PROMPT: Pictures are excluded. Copy exactly, and only, the lines from the one containing "Output the web" through the one containing "return p.value.toFixed(1) +", both ends included.
— begin DATA FOR PROCESSING —
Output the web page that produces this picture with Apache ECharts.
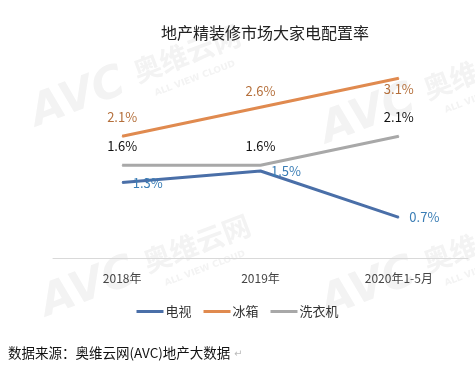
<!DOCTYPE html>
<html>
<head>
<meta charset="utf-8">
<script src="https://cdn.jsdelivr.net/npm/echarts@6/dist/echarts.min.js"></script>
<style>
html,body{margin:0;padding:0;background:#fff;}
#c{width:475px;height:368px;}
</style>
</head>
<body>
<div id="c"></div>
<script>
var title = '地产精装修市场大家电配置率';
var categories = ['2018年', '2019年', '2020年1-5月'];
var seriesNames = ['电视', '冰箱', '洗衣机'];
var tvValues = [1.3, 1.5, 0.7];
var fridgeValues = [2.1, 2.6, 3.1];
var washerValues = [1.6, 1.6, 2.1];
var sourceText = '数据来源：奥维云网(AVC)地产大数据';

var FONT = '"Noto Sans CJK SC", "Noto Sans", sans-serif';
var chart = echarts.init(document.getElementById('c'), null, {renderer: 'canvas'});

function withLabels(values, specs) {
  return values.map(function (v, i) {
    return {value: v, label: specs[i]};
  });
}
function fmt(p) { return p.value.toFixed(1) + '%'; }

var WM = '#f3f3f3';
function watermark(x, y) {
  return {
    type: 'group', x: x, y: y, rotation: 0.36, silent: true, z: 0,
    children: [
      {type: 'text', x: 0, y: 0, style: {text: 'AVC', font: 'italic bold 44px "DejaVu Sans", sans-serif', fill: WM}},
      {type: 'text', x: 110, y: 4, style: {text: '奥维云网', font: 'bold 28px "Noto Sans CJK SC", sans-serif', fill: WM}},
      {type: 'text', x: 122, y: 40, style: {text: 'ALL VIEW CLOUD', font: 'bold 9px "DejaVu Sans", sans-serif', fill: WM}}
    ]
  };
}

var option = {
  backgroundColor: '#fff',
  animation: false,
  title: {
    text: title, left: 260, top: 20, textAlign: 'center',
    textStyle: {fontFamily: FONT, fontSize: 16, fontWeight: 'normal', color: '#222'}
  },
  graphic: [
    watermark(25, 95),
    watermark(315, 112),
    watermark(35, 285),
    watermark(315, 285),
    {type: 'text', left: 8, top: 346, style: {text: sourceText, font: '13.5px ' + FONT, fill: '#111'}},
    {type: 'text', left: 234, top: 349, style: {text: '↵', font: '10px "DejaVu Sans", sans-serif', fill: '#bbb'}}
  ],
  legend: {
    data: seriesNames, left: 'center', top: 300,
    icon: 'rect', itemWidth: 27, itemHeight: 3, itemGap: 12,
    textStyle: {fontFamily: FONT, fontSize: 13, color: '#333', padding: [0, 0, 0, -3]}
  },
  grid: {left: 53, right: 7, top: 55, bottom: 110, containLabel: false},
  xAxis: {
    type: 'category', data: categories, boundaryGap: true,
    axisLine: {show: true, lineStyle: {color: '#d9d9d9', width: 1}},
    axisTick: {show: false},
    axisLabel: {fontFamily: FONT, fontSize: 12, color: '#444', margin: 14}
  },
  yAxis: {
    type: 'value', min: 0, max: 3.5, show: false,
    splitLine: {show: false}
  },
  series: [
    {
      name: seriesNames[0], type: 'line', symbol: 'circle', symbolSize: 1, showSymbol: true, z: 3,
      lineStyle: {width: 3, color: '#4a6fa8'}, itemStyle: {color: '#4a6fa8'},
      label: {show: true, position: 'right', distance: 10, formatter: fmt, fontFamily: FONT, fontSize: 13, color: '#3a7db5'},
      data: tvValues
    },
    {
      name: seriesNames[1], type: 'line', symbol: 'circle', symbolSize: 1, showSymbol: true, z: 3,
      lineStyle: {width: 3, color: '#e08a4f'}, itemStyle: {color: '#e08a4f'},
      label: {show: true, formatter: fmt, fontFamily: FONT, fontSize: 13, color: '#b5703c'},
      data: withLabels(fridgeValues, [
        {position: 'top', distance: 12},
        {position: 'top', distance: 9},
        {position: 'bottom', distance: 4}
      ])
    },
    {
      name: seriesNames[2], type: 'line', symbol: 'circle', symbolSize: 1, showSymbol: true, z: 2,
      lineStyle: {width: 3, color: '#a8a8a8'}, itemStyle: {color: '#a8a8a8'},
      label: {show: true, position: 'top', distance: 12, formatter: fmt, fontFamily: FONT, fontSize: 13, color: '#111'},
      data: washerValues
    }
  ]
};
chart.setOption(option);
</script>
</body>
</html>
— end DATA FOR PROCESSING —
— begin DATA FOR PROCESSING —
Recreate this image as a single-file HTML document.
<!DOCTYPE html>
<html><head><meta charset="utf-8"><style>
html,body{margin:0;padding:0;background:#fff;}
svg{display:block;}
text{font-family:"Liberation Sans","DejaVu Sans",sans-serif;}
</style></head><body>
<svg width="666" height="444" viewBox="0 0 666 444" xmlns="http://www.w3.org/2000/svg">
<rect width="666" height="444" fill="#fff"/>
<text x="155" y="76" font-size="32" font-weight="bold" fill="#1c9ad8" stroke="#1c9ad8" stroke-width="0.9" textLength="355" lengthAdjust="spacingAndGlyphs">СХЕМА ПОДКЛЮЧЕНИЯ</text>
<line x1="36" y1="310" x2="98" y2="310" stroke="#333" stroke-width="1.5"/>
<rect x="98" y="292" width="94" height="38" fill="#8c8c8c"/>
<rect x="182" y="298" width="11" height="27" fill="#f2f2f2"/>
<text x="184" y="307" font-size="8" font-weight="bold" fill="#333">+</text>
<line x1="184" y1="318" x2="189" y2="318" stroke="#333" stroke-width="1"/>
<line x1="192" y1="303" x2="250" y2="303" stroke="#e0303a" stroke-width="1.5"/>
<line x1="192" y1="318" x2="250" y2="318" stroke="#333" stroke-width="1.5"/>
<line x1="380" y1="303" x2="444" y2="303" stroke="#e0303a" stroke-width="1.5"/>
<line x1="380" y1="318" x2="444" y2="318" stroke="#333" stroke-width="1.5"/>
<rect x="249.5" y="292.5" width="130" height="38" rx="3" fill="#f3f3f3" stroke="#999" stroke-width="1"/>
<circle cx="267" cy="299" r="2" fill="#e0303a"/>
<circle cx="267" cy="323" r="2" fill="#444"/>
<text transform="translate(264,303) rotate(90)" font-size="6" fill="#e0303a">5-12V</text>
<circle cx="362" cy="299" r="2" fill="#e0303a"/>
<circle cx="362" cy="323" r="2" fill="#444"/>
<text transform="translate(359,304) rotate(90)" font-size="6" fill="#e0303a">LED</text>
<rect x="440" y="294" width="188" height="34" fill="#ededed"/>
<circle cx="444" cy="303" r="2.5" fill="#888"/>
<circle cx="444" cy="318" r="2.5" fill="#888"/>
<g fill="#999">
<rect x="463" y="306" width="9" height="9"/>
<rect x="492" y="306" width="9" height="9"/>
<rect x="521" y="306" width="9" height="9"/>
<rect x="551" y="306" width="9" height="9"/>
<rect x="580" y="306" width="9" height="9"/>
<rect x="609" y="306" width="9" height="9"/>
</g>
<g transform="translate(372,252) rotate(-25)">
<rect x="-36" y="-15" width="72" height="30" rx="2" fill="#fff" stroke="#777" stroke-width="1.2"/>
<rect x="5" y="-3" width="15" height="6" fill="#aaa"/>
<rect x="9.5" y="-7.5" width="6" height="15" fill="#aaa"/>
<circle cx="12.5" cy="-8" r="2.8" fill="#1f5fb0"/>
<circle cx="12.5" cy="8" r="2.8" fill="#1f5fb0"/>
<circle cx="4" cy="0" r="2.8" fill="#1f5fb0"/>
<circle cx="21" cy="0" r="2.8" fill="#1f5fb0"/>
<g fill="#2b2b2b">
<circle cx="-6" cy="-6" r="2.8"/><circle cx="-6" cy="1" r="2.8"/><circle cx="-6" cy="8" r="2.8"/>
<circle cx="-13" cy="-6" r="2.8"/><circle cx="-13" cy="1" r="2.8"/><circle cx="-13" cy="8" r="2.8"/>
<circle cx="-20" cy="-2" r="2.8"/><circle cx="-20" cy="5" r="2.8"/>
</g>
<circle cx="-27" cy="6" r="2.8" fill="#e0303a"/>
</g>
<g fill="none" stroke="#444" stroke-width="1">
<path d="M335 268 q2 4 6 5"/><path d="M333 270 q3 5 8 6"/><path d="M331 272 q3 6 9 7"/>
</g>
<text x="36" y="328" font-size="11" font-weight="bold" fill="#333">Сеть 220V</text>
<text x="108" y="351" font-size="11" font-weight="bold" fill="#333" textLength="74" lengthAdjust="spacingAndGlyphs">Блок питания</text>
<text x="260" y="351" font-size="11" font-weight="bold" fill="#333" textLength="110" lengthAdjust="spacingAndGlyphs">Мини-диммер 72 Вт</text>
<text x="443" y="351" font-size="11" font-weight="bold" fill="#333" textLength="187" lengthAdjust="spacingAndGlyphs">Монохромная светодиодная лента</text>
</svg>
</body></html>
— end DATA FOR PROCESSING —
OUTPUT BELOW:
Output the web page that produces this picture with Apache ECharts.
<!DOCTYPE html>
<html>
<head>
<meta charset="utf-8">
<script src="https://cdn.jsdelivr.net/npm/echarts@6/dist/echarts.min.js"></script>
<style>
html,body{margin:0;padding:0;background:#fff;}
#c{width:475px;height:368px;}
</style>
</head>
<body>
<div id="c"></div>
<script>
var title = '地产精装修市场大家电配置率';
var categories = ['2018年', '2019年', '2020年1-5月'];
var seriesNames = ['电视', '冰箱', '洗衣机'];
var tvValues = [1.3, 1.5, 0.7];
var fridgeValues = [2.1, 2.6, 3.1];
var washerValues = [1.6, 1.6, 2.1];
var sourceText = '数据来源：奥维云网(AVC)地产大数据';

var FONT = '"Noto Sans CJK SC", "Noto Sans", sans-serif';
var chart = echarts.init(document.getElementById('c'), null, {renderer: 'canvas'});

function withLabels(values, specs) {
  return values.map(function (v, i) {
    return {value: v, label: specs[i]};
  });
}
function fmt(p) { return p.value.toFixed(1) + '%'; }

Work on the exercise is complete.